Step 3: Start with one proven pilot
Choose the process with the highest time cost and lowest complexity and automate it completely before you move on. One successful project gives you internal proof, enthusiasm from the team, and a concrete reference case for the next step. Expect the first AI agent live within 2 to 4 weeks. What such a process looks like step by step you can read in our implementation guide.
Step 4: Scale based on measurable results
Once the first automation is running and the savings are measurable, use that data as an internal business case for the next priority. This way you build up a digital operation step by step without big risks or big budget discussions. After three or four successful projects, you have an organization that structurally operates more efficiently than the competition. Also check out our explanation of process automation with AI for concrete examples per department.
Expert tip: Most failed digitalization projects don't stall on the technology but on buy-in. Involve your team early in the process and make the results visible. Employees who notice that automation lightens their workload become the biggest ambassadors for the next step.
The real question isn't whether you digitalize, but when you start
Digital transformation is no longer a luxury for large companies with large IT budgets. It's an operational necessity for every SMB that wants to grow without proportionally hiring more people, that wants to protect its margins and that wants to deploy its people toward work that truly adds value.

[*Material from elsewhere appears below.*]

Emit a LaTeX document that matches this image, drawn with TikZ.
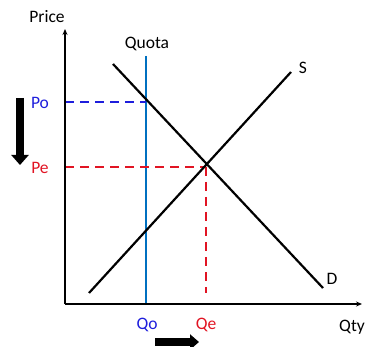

The technology is available, integrations with Dutch software are standard and payback times are proven. A standard AI agent is live in 2 to 4 weeks. Average ROI payback time is 3 to 6 months. What's often missing is just the first step: knowing where to start and what it concretely delivers.
If your team today spends 20 hours per week on manual processes, that costs you over 36,000 euros per year. Over five years that's 180,000 euros, without accounting for inflation. Those aren't abstract numbers. They're choices that repeat every week.